*What you are asked to do:* The lines from the top of the material through the line with "const extra = (GH - PLOT_H) / PLOT_H;" are to be set down exactly. Leave the pictures out.

*Dataset content:*
• • •

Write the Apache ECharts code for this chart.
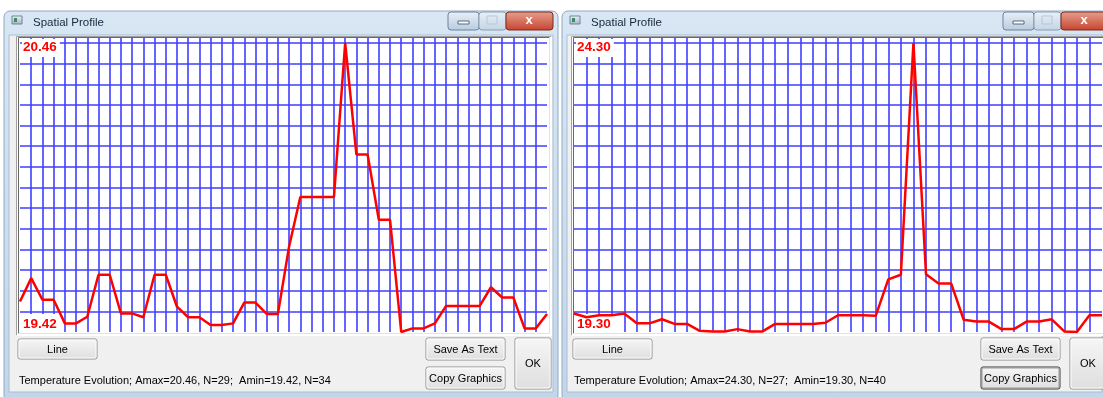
<!DOCTYPE html>
<html><head><meta charset="utf-8">
<script src="https://cdn.jsdelivr.net/npm/echarts@6/dist/echarts.min.js"></script>
<style>html,body{margin:0;padding:0;background:#fff;overflow:hidden}#c{width:1103px;height:397px}</style>
</head><body><div id="c"></div>
<script>
// ---- data ----
const windowTitle = 'Spatial Profile';
const statusPrefix = 'Temperature Evolution';
const leftValues = [19.53, 19.614, 19.536, 19.536, 19.451, 19.451, 19.475, 19.626, 19.626, 19.487,
  19.487, 19.473, 19.626, 19.626, 19.511, 19.473, 19.473, 19.445, 19.445, 19.451,
  19.526, 19.526, 19.485, 19.485, 19.728, 19.906, 19.906, 19.906, 19.906, 20.46,
  20.059, 20.059, 19.824, 19.824, 19.42, 19.433, 19.433, 19.451, 19.514, 19.514,
  19.514, 19.514, 19.581, 19.544, 19.544, 19.433, 19.433, 19.485];
const rightValues = [19.62, 19.555, 19.59, 19.59, 19.62, 19.45, 19.45, 19.52, 19.44, 19.44,
  19.32, 19.31, 19.31, 19.35, 19.31, 19.31, 19.44, 19.44, 19.44, 19.44,
  19.46, 19.59, 19.59, 19.59, 19.58, 20.21, 20.29, 24.30, 20.30, 20.14,
  20.14, 19.51, 19.48, 19.48, 19.35, 19.35, 19.48, 19.48, 19.52, 19.31,
  19.30, 19.59, 19.59];
const gridRows = 14;           // horizontal grid divisions
const buttonLabels = ['Line', 'Save As Text', 'Copy Graphics', 'OK'];

function stats(v) {
  let mx = -Infinity, mn = Infinity, imx = 0, imn = 0;
  v.forEach((d, i) => { if (d > mx) { mx = d; imx = i; } if (d < mn) { mn = d; imn = i; } });
  return { mx, mn, imx, imn };
}
const panels = [
  { values: leftValues, ox: 0, fx: 4, fw: 554, gl: 20, gw: 527 },
  { values: rightValues, ox: 555, fx: 562, fw: 545, gl: 574, gw: 528 }
];
const GT = 38, GH = 294, PLOT_H = 289;   // vertical lines start 5px above the top row line
const extra = (GH - PLOT_H) / PLOT_H;

const FONT = "'Liberation Sans', Arial, sans-serif";
function txt(x, y, text, font, fill, align, valign, more) {
  return Object.assign({ type: 'text', z: 5, style: Object.assign({
    x, y, text, font, fill: fill || '#000',
    align: align || 'left', textAlign: align || 'left',
    verticalAlign: valign || 'middle', textVerticalAlign: valign || 'middle'
  }, more || {}) });
}
function rect(x, y, w, h, fill, stroke, z, r) {
  return { type: 'rect', z: z == null ? 0 : z, shape: { x, y, width: w, height: h, r: r || 0 },
    style: { fill, stroke: stroke || null, lineWidth: stroke ? 1 : 0 } };
}
function vgrad(a, b) { return { type: 'linear', x: 0, y: 0, x2: 0, y2: 1, colorStops: [{ offset: 0, color: a }, { offset: 1, color: b }] }; }
function button(x, y, w, h, label, focused) {
  return [
    rect(x, y, w, h, vgrad('#f6f6f6', '#dedede'), focused ? '#3a3a3a' : '#8c8c8c', 1, 2),
    rect(x + 1, y + 1, w - 2, h - 2, 'rgba(0,0,0,0)', focused ? '#9a9a9a' : '#fdfdfd', 1, 1),
    txt(x + w / 2, y + h / 2 + 0.5, label, '11px ' + FONT, '#000', 'center', 'middle')
  ];
}

const graphics = [];
const grids = [], xAxes = [], yAxes = [], series = [];
panels.forEach((p, k) => {
  const ox = p.ox, s = stats(p.values);
  // window frame
  graphics.push(rect(p.fx, 11, p.fw, 390, vgrad('#d9e6f3', '#c2d6ea'), '#8ea9c6', 0, 6));
  graphics.push(rect(p.fx + 5, 35, p.fw - 10, 357, '#f0f0f0', '#a9bed4', 0));
  // title bar
  graphics.push(rect(p.fx + 8, 16, 10, 8, vgrad('#eef3f8', '#9fb3c8'), '#6f859c', 1));
  graphics.push(rect(p.fx + 10, 18, 3, 4, '#3d8c5a', null, 1));
  graphics.push(txt(p.fx + 29, 23, windowTitle, '11.5px ' + FONT, '#15283d', 'left', 'middle'));
  // window controls
  graphics.push(rect(ox + 448, 12, 31, 18, vgrad('#e9f0f7', '#b8cbe0'), '#6d829a', 1, 3));
  graphics.push(rect(ox + 458, 21, 11, 3, '#ffffff', '#55687e', 2));
  graphics.push(rect(ox + 479, 12, 27, 18, vgrad('#e9f0f7', '#c4d4e4'), '#8b9db2', 1, 3));
  graphics.push(rect(ox + 487, 16, 10, 8, 'rgba(0,0,0,0)', '#b7c6d6', 2));
  graphics.push(rect(ox + 506, 12, 47, 18, vgrad('#e7a08f', '#c5432d'), '#7d2a1c', 1, 3));
  graphics.push(txt(ox + 529, 20, 'x', 'bold 13px ' + FONT, '#ffffff', 'center', 'middle'));
  // sunken plot frame
  graphics.push(rect(ox + 16, 36, 536, 300, '#ffffff', null, 0));
  graphics.push({ type: 'polyline', z: 1, shape: { points: [[ox + 16.5, 335.5], [ox + 16.5, 36.5], [ox + 551.5, 36.5]] }, style: { stroke: '#a0a0a0', lineWidth: 1, fill: null } });
  graphics.push({ type: 'polyline', z: 1, shape: { points: [[ox + 18.5, 333.5], [ox + 18.5, 37.5], [ox + 549.5, 37.5]] }, style: { stroke: '#696969', lineWidth: 1, fill: null } });
  graphics.push({ type: 'polyline', z: 1, shape: { points: [[ox + 16.5, 335.5], [ox + 551.5, 335.5], [ox + 551.5, 36.5]] }, style: { stroke: '#ffffff', lineWidth: 1, fill: null } });
  graphics.push({ type: 'polyline', z: 1, shape: { points: [[ox + 18.5, 333.5], [ox + 549.5, 333.5], [ox + 549.5, 37.5]] }, style: { stroke: '#e3e3e3', lineWidth: 1, fill: null } });
  // value labels (white boxes over the grid)
  const lt = txt(p.gl + 2, 39, s.mx.toFixed(2), 'bold 13.5px ' + FONT, '#ff0000', 'left', 'top', { backgroundColor: '#ffffff', padding: [1, 3, 3, 1] });
  const lb = txt(p.gl + 2, 332, s.mn.toFixed(2), 'bold 13.5px ' + FONT, '#ff0000', 'left', 'bottom', { backgroundColor: '#ffffff', padding: [3, 3, 1, 1] });
  lt.z = 2; lb.z = 2; graphics.push(lt, lb);
  // buttons
  button(ox + 18, 339, 79, 20, buttonLabels[0], false).forEach(g => graphics.push(g));
  button(ox + 426, 338, 79, 22, buttonLabels[1], false).forEach(g => graphics.push(g));
  button(ox + 426, 367, 79, 22, buttonLabels[2], k === 1).forEach(g => graphics.push(g));
  button(ox + 515, 338, 36, 51, buttonLabels[3], false).forEach(g => graphics.push(g));
  // status text
  graphics.push(txt(ox + 19, 381, statusPrefix + '; Amax=' + s.mx.toFixed(2) + ', N=' + s.imx + ';  Amin=' + s.mn.toFixed(2) + ', N=' + s.imn,
    '11px ' + FONT, '#000', 'left', 'middle'));

  // chart
  grids.push({ left: p.gl, top: GT, width: p.gw, height: GH, containLabel: false, show: false });
  const n = p.values.length - 1;
  xAxes.push({ gridIndex: k, type: 'value', min: 0, max: n, interval: 1, z: 1,
    axisLine: { show: false }, axisTick: { show: false }, axisLabel: { show: false },
    splitLine: { show: true, showMinLine: false, showMaxLine: false, lineStyle: { color: '#3f3fff', width: 1.6 } } });
  yAxes.push({ gridIndex: k, type: 'value', min: s.mn, max: s.mx + (s.mx - s.mn) * extra, z: 1,
    axisLine: { show: false }, axisTick: { show: false }, axisLabel: { show: false }, splitLine: { show: false } });
  yAxes.push({ gridIndex: k, type: 'value', min: 0, max: gridRows * (1 + extra), interval: 1, z: 1,
    axisLine: { show: false }, axisTick: { show: false }, axisLabel: { show: false },
    splitLine: { show: true, showMinLine: false, showMaxLine: false, lineStyle: { color: '#3f3fff', width: 1.6 } } });
  series.push({ type: 'line', xAxisIndex: k, yAxisIndex: k * 2, z: 3,
    data: p.values.map((v, i) => [i, v]), showSymbol: false, symbol: 'none',
    lineStyle: { color: '#ff0000', width: 2.5 }, animation: false, silent: true });
});

const chart = echarts.init(document.getElementById('c'), null, { renderer: 'canvas' });
chart.setOption({
  animation: false,
  backgroundColor: '#ffffff',
  grid: grids, xAxis: xAxes, yAxis: yAxes, series,
  graphic: { elements: graphics }
});
</script></body></html>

• • •

*The result:*
Write the Apache ECharts code for this chart.
<!DOCTYPE html>
<html><head><meta charset="utf-8">
<script src="https://cdn.jsdelivr.net/npm/echarts@6/dist/echarts.min.js"></script>
<style>html,body{margin:0;padding:0;background:#fff;overflow:hidden}#c{width:1103px;height:397px}</style>
</head><body><div id="c"></div>
<script>
// ---- data ----
const windowTitle = 'Spatial Profile';
const statusPrefix = 'Temperature Evolution';
const leftValues = [19.53, 19.614, 19.536, 19.536, 19.451, 19.451, 19.475, 19.626, 19.626, 19.487,
  19.487, 19.473, 19.626, 19.626, 19.511, 19.473, 19.473, 19.445, 19.445, 19.451,
  19.526, 19.526, 19.485, 19.485, 19.728, 19.906, 19.906, 19.906, 19.906, 20.46,
  20.059, 20.059, 19.824, 19.824, 19.42, 19.433, 19.433, 19.451, 19.514, 19.514,
  19.514, 19.514, 19.581, 19.544, 19.544, 19.433, 19.433, 19.485];
const rightValues = [19.62, 19.555, 19.59, 19.59, 19.62, 19.45, 19.45, 19.52, 19.44, 19.44,
  19.32, 19.31, 19.31, 19.35, 19.31, 19.31, 19.44, 19.44, 19.44, 19.44,
  19.46, 19.59, 19.59, 19.59, 19.58, 20.21, 20.29, 24.30, 20.30, 20.14,
  20.14, 19.51, 19.48, 19.48, 19.35, 19.35, 19.48, 19.48, 19.52, 19.31,
  19.30, 19.59, 19.59];
const gridRows = 14;           // horizontal grid divisions
const buttonLabels = ['Line', 'Save As Text', 'Copy Graphics', 'OK'];

function stats(v) {
  let mx = -Infinity, mn = Infinity, imx = 0, imn = 0;
  v.forEach((d, i) => { if (d > mx) { mx = d; imx = i; } if (d < mn) { mn = d; imn = i; } });
  return { mx, mn, imx, imn };
}
const panels = [
  { values: leftValues, ox: 0, fx: 4, fw: 554, gl: 20, gw: 527 },
  { values: rightValues, ox: 555, fx: 562, fw: 545, gl: 574, gw: 528 }
];
const GT = 38, GH = 294, PLOT_H = 289;   // vertical lines start 5px above the top row line
const extra = (GH - PLOT_H) / PLOT_H;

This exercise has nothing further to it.